Let me tell you a true story. In the old days, at the time when Windows was starting to become mainstream, I visited a company in order to install and let them evaluate one of the Windows applications that the company I was working for provided and that I had personally wrote.
The person responsible for the evaluation of the application was a very nice young lady. She showed me to a PC and we sat down together at its desk. I installed the application and she immediately began using it.
The first thing she noticed was that she could start the application from Windows, but not from DOS. The PC she was using, along with other PCs in her company, booted to DOS. Then the user, if she wished, could load Windows by typing “win” in DOS. Actually, this was a method that most companies used at the time. The PCs booted to DOS and could load Windows when the user instructed them so.
So, the evaluator noticed that the Windows application she was evaluating could only work under Windows and not under DOS. She specifically had to load Windows in order to use this application. And the worst part was the other applications that she and the other people in her company used did not have this problem. You see, all the other applications they used were DOS applications.
So the young lady told me that my application had a major shortcoming. You could not run it on DOS. You could run it only on Windows. All the other applications they had for their business could be started on DOS or on Windows, wherever the user happened to be at the time. That my application could not be run under DOS was irrefutably a productivity inhibitor and a showstopper. Irrefutably. This was obvious to her.
I tried to explain to her the merits of the Windows applications, why they will be the future, why DOS will go away and why my application had this shortcoming. She did not “buy” what I told her. She kept her position that my application should have behaved like all the other applications (DOS applications) she and the rest of her company were using. In her eyes and mind, I was trying to give them a sub par application. In her eyes and mind, I was trying to give them a sub par application that could fool no one.
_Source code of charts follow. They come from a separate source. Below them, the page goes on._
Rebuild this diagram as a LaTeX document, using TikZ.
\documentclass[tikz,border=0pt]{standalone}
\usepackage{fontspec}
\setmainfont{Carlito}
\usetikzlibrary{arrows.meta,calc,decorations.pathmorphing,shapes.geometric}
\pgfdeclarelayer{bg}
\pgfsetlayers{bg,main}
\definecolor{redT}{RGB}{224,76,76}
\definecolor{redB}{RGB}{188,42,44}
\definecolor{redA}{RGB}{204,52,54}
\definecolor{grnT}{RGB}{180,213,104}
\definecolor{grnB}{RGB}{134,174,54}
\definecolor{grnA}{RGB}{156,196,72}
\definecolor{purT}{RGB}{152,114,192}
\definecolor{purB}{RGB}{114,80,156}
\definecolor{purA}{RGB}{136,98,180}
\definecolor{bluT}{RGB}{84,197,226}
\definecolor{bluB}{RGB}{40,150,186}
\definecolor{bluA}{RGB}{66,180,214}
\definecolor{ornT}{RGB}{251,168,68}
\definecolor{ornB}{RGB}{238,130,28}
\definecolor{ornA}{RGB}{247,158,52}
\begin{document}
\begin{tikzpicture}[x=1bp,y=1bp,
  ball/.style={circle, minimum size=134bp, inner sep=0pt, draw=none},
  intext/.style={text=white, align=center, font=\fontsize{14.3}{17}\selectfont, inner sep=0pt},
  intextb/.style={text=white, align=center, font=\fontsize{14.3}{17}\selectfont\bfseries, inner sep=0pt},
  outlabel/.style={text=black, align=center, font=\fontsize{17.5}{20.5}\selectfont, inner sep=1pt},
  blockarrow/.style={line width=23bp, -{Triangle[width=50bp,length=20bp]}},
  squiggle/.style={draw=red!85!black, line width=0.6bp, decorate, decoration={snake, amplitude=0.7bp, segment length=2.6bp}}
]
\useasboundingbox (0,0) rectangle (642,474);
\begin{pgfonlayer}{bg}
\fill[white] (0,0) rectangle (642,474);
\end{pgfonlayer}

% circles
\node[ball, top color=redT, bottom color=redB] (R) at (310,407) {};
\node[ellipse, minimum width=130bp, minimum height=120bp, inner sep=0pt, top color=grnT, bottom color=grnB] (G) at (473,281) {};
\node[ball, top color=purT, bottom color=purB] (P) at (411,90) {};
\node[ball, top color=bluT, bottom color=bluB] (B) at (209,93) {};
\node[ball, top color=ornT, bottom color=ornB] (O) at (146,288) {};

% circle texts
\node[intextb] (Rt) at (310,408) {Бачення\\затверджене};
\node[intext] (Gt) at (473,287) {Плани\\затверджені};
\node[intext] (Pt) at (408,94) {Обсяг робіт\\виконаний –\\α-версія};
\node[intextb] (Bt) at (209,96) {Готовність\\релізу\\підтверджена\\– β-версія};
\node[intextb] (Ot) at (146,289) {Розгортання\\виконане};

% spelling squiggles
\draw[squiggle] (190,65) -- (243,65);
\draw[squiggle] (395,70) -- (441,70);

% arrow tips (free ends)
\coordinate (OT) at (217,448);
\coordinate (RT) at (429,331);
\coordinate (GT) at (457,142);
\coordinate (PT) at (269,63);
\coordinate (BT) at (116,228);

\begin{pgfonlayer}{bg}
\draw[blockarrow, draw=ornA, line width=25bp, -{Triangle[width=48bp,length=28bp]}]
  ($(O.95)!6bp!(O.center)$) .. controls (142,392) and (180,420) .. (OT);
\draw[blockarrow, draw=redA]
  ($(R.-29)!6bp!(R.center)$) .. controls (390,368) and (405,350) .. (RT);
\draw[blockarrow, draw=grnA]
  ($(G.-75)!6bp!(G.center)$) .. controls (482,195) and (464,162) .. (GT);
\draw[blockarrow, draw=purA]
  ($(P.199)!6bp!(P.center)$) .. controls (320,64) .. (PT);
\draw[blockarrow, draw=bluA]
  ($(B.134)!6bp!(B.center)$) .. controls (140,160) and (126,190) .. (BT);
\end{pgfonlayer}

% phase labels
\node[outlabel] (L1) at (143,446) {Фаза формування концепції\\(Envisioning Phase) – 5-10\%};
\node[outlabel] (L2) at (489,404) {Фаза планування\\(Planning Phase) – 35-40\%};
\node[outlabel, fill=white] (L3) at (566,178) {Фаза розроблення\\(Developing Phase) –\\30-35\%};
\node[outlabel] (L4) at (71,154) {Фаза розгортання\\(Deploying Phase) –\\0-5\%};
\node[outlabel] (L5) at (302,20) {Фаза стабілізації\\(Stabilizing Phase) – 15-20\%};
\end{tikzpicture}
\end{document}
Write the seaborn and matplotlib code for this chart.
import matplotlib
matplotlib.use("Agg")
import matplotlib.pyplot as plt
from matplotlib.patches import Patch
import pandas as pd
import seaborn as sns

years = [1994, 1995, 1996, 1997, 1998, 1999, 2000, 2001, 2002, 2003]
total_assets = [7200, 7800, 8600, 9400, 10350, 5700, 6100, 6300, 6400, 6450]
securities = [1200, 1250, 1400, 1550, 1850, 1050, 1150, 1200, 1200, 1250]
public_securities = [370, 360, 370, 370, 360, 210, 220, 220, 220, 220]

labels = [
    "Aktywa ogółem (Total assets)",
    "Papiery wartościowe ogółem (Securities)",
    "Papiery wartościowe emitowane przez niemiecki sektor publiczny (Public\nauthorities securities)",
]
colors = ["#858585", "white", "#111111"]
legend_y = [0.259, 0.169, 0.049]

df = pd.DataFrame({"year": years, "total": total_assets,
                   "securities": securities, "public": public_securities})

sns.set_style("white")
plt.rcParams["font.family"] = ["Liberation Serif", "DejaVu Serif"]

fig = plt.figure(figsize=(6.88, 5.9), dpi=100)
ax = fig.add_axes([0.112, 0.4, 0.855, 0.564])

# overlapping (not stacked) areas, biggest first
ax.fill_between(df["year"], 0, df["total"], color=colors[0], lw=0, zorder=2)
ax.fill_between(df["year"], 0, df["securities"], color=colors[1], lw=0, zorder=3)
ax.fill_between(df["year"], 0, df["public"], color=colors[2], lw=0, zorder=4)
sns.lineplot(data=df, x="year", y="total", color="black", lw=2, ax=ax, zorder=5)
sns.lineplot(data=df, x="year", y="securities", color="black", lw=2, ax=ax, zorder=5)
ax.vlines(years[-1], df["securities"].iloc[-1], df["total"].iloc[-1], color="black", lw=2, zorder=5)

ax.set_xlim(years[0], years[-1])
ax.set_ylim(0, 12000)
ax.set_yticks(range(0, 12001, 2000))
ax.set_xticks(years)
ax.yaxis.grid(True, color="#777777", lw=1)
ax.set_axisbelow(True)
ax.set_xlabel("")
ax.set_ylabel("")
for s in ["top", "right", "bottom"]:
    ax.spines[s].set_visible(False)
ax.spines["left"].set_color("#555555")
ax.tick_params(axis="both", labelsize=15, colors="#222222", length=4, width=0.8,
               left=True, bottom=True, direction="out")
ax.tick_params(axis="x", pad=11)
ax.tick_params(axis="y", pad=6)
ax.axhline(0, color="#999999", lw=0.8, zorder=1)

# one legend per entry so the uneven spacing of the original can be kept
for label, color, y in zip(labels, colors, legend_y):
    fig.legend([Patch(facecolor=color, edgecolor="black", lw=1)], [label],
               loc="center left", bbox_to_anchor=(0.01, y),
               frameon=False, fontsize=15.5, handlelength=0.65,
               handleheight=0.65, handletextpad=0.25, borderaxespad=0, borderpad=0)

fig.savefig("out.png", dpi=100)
Two decades passed since then and this is the present time. Windows 8 is out and a dual mentality is back, with desktop applications and newer, start-screen, previously-named-metro, modern UI, touch-centric apps.
Yes, we have the desktop (like the DOS of old) and the start screen (like the Windows OS of old). And with the advent of Windows 8.1, where you could have, if you wish, boot-to-desktop functionality, you could boot straight to desktop. So the situation starts to resemble that of the old PCs: you could boot straight to desktop like the old PCs booted to DOS. There will be the old “trustworthy” applications, whereas the new apps will be “over there” in the start screen.
Actually, I don’t expect any user to mind (although you can never be sure!) I think this time things are easier to explain, since switching between start screen and desktop is easy. Also, Microsoft is not a pioneer in this field. People already know and use touch-centric apps from other platforms. So, yes, I am not that afraid that a customer will think I con her when I present a modern app to her (but as I previously wrote, you can never be sure!).
Since the customer is always right, newer technologies, paradigms and interfaces like Windows 8 and 8.1 have to prove their worth to their customers. And in this case, customers are mainly not the IT professionals but the end users.